What kind of sound quality can I expect from one of these, perhaps the 15" model running infinate baffle in the trunk of my Skyline on 750w RMS ?


----------



## matthewo (Jan 31, 2008)

its a stroker. LOL

kidding, but it looks like one...


----------



## rexroadj (Oct 31, 2008)

Now thats an awesome sub! I had the old mille components and one of those 12s. I found the line a little weak (power handling, not so much the sub) but sounded very nice. They were not my thing but I like them over the new stuff personally. IB will be perfect for that sub!


----------



## Allan74 (Jun 17, 2010)

but...decent sound quality in the process ? running IB ?

These subs seemed to be spec'd for Free Air, Sealed and Ported in the manuals.....but are called HERTZ AIR MILLE, FREE AIR SUBWOOFER......

Atleast I wouldn't have to build a box for my current ML3000...lol....and I am sure that 750w RMS from my LRx5.1k would do fine with that 15" ML3800.


----------



## rexroadj (Oct 31, 2008)

I think that sub IB will give you excellent results! I think the 750w might be a little wishfull in an ib configuration but just be carefull with it. I ran the 12 in a ported box (dont remember all the details but it was large) and it was absolutely amazing. The model below those (forget the models) were probably some of the worst sounding subs I have ever used (hsk line now dont know if it was hsk energy or what back then?). I dont remember if they made a 10" mille sub from that line and I could fit an adequate ported box in my center console (and I could find one) I would use one again in a heart beat. I dont think I would run one sealed though?


----------



## ryan s (Dec 19, 2006)

Low Xmax, high Fs (*really *high for a free-air 15), high inductance...meh. If you can look past the brand...big IF...there's lots of other subs which will be louder off the same power and play lower.

Bust out that WinISD and get to modeling


----------



## Allan74 (Jun 17, 2010)

ryan s said:


> .... If you can look past the brand.......


I have been around here long enough for you to know that's not possible.....LOL
It's already bought and paid for. No turning back now.


----------



## rexroadj (Oct 31, 2008)

While I agree there might be more then a few subs out there that can do the same or maybe better job....I am curious as to the cost of these since there pretty old (in sub years  I also would not worry about the lows It will be just fine!


----------



## Allan74 (Jun 17, 2010)

rexroadj said:


> While I agree there might be more then a few subs out there that can do the same or maybe better job....I am curious as to the cost of these since there pretty old (in sub years  I also would not worry about the lows It will be just fine!

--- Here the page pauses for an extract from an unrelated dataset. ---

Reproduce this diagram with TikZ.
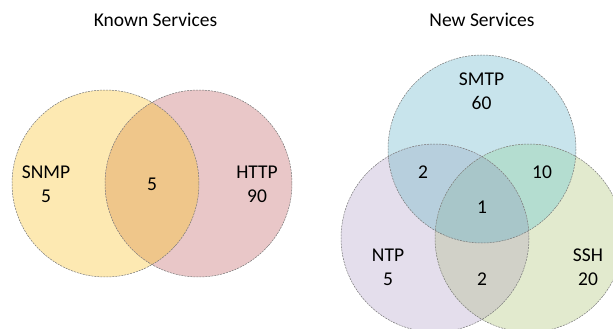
\documentclass[tikz,border=0pt]{standalone}
\usepackage{fontspec}
\setmainfont{Carlito}
\definecolor{cSNMP}{RGB}{253,233,178}
\definecolor{cHTTP}{RGB}{233,199,200}
\definecolor{cSH}{RGB}{239,198,138}
\definecolor{cSMTP}{RGB}{200,228,236}
\definecolor{cNTP}{RGB}{228,222,236}
\definecolor{cSSH}{RGB}{226,234,206}
\definecolor{cMN}{RGB}{183,207,221}
\definecolor{cMS}{RGB}{180,221,208}
\definecolor{cNS}{RGB}{209,209,200}
\definecolor{cALL}{RGB}{168,198,201}
\definecolor{cEdge}{RGB}{120,120,120}
\tikzset{
  outline/.style={draw=cEdge, line width=0.5pt, dash pattern=on 2pt off 1pt},
  lbl/.style={font=\fontsize{19.5}{24}\selectfont, align=center, inner sep=0pt, text=black}
}
\begin{document}
\begin{tikzpicture}[x=1pt,y=-1pt]
\useasboundingbox (0,0) rectangle (613,329);
\def\R{93.5}
\def\Q{94}
% left diagram
\fill[cSNMP] (105.5,183.5) circle (\R);
\fill[cHTTP] (198.5,183.5) circle (\R);
\begin{scope}
  \clip (105.5,183.5) circle (\R);
  \fill[cSH] (198.5,183.5) circle (\R);
\end{scope}
\draw[outline] (105.5,183.5) circle (\R);
\draw[outline] (198.5,183.5) circle (\R);
% right diagram
\begin{scope}
  \clip (0,0) rectangle (613,329);
  \fill[cSMTP] (482,149) circle (\Q);
  \fill[cNTP] (435,238) circle (\Q);
  \fill[cSSH] (529,238) circle (\Q);
  \begin{scope}
    \clip (482,149) circle (\Q);
    \fill[cMN] (435,238) circle (\Q);
    \fill[cMS] (529,238) circle (\Q);
  \end{scope}
  \begin{scope}
    \clip (435,238) circle (\Q);
    \fill[cNS] (529,238) circle (\Q);
    \clip (529,238) circle (\Q);
    \fill[cALL] (482,149) circle (\Q);
  \end{scope}
  \draw[outline] (482,149) circle (\Q);
  \draw[outline] (435,238) circle (\Q);
  \draw[outline] (529,238) circle (\Q);
\end{scope}
% labels
\node[lbl] (tK) at (155.5,20) {Known Services};
\node[lbl] (tN) at (482,20) {New Services};
\node[lbl] (snmp) at (46,184) {SNMP\\5};
\node[lbl] (sh) at (152,184) {5};
\node[lbl] (http) at (257,184) {HTTP\\90};
\node[lbl] (smtp) at (481.5,91) {SMTP\\60};
\node[lbl] (mn) at (423,172.5) {2};
\node[lbl] (ms) at (542,172.5) {10};
\node[lbl] (all) at (482,207.5) {1};
\node[lbl] (ntp) at (388,267) {NTP\\5};
\node[lbl] (ns) at (482,279) {2};
\node[lbl] (ssh) at (588,267) {SSH\\20};
\end{tikzpicture}
\end{document}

I paid just under $500 USD shipped express from Italy for a Brand New In Box Unit.

Could I have done it better and cheaper ? sure I could have. Would my OCD allow me to mix/match brands ?...lol...NOT A CHANCE 

To tell you the truth, I am not too worried, as these subs (Mille Air) have received nothing but praise world-wide for the last 5 years and if I am not happy with it, I still have my originally planned-to-use Mille ML3000 12" ready to go into a box.

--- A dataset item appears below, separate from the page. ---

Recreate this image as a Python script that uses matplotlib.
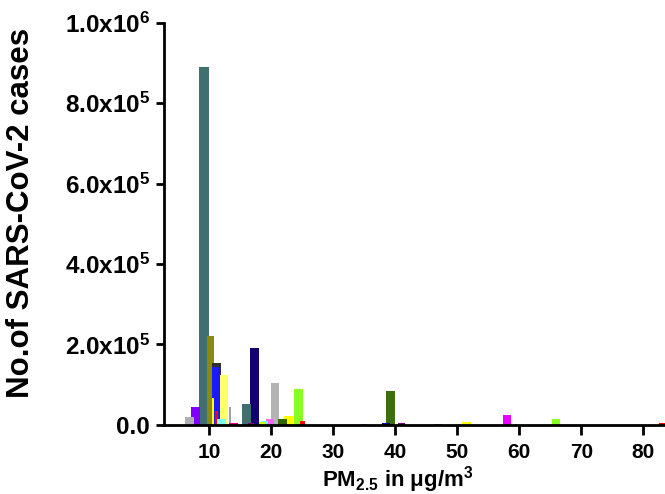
import matplotlib
matplotlib.use("Agg")
import matplotlib.pyplot as plt
from matplotlib.ticker import FixedLocator, FuncFormatter

plt.rcParams['font.family'] = ['Liberation Sans', 'DejaVu Sans']
plt.rcParams['font.weight'] = 'bold'
plt.rcParams['mathtext.fontset'] = 'custom'
plt.rcParams['mathtext.rm'] = 'Liberation Sans:bold'
plt.rcParams['mathtext.bf'] = 'Liberation Sans:bold'
plt.rcParams['mathtext.it'] = 'Liberation Sans:bold'
plt.rcParams['mathtext.default'] = 'bf'

# PM2.5 level (µg/m3) of each country/region and its number of cases
pm25 = [5.6, 6.8, 7.8, 9.2, 10.2, 11.2, 11.0, 12.4, 10.6, 13.3, 11.1, 12.0,
        16.0, 17.3, 13.9, 16.7, 18.5, 18.9, 19.8, 20.6, 24.4, 21.8, 22.8, 25.0,
        39.2, 58.0, 65.9, 51.5, 46.9, 41.0, 38.5, 35.0, 83.0, 59.5]
cases = [3000, 20000, 45000, 891000, 221000, 153000, 144000, 124000, 68000, 45000, 35000, 15000,
         53000, 192000, 5000, 4000, 6000, 10000, 15000, 104000, 89000, 15000, 22000, 10000,
         85000, 25000, 14000, 8000, 3000, 4000, 4000, 3000, 5000, 2500]
colors = ['#ccff66', '#b0b0b0', '#8000ff', '#3f7070', '#8a8a10', '#303030', '#1a1aff', '#ffff66',
          '#ffff00', '#a0a0a0', '#ff0000', '#80ffff',
          '#3f7070', '#140070', '#e0007a', '#800080', '#ccff00', '#66ffff', '#ff66ff', '#b3b3b3',
          '#88ff22', '#336600', '#ffff00', '#ff0000',
          '#3a6e10', '#e600ff', '#88ff22', '#ffff00', '#808000', '#800080', '#0000a0', '#ff8000',
          '#ff0000', '#00cccc']
widths = [1.4, 1.4, 1.4, 1.55, 1.0, 1.4, 1.0, 1.4, 0.3, 0.3, 0.5, 1.4,
          1.4, 1.4, 1.4, 1.0, 1.0, 1.0, 1.4, 1.4, 1.4, 1.4, 1.4, 0.8,
          1.4, 1.4, 1.4, 1.4, 1.4, 1.0, 1.2, 1.0, 1.0, 0.6]

x_ticks = [10, 20, 30, 40, 50, 60, 70, 80]
y_ticks = [0, 200000, 400000, 600000, 800000, 1000000]

fig = plt.figure(figsize=(6.65, 4.94), dpi=100)
ax = fig.add_axes([0.2466, 0.1400, 0.7534, 0.8138])

order = sorted(range(len(cases)), key=lambda i: -cases[i])
for i in order:
    ax.bar(pm25[i], cases[i], width=widths[i], color=colors[i], edgecolor='none', zorder=2)

ax.set_xlim(2.7, 83.5)
ax.set_ylim(0, 1000000)
ax.xaxis.set_major_locator(FixedLocator(x_ticks))
ax.yaxis.set_major_locator(FixedLocator(y_ticks))

def yfmt(v, pos):
    if v == 0:
        return '0.0'
    exp = 0
    m = v
    while m >= 10:
        m /= 10
        exp += 1
    return '%.1fx10$^{%d}$' % (m, exp)

ax.yaxis.set_major_formatter(FuncFormatter(yfmt))

for s in ['top', 'right']:
    ax.spines[s].set_visible(False)
ax.spines['left'].set_linewidth(2.0)
ax.spines['bottom'].set_linewidth(2.0)
ax.tick_params(axis='y', direction='out', length=6, width=2.0, labelsize=17.5, pad=4, colors='black')
ax.tick_params(axis='x', direction='out', length=7, width=2.0, labelsize=15, pad=6, colors='black')
for lab in ax.get_xticklabels() + ax.get_yticklabels():
    lab.set_fontweight('bold')

ax.set_xlabel('PM$_{2.5}$ in \u03bcg/m$^{3}$', fontsize=16, fontweight='bold')
ax.xaxis.set_label_coords(0.467, -0.097)
ax.set_ylabel('No.of SARS-CoV-2 cases', fontsize=22.5, fontweight='bold')
ax.yaxis.set_label_coords(-0.256, 0.527)

fig.savefig('out.png', dpi=100)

I am willing to sacrifice a bit of SQ (by using the Mille Air) in order to have a trunk.....It's not like I will be competing with anyone. This is for my own enjoyment. Not someone elses.


----------



## rexroadj (Oct 31, 2008)

Allan74 said:


> I paid just under $500 USD shipped express from Italy for a Brand New In Box Unit.
> 
> Could I have done it better and cheaper ? sure I could have. Would my OCD allow me to mix/match brands ?...lol...NOT A CHANCE
> 
> ...


Good for you! You should absolutely put in your car what YOU want! I honestly dont think you will have anything but spectacular results with it! They are true sq performers no doubt! 
I dont find anything wrong with going all one company. Is it always the best of everything? probably not! Surely there is nothing wrong with it. As long as you give credit to other companys and dont put yours on a pedestal because its what you own (this might require a little more work
Either way make sure you let us know how it turns out!
Good luck and happy listening!


----------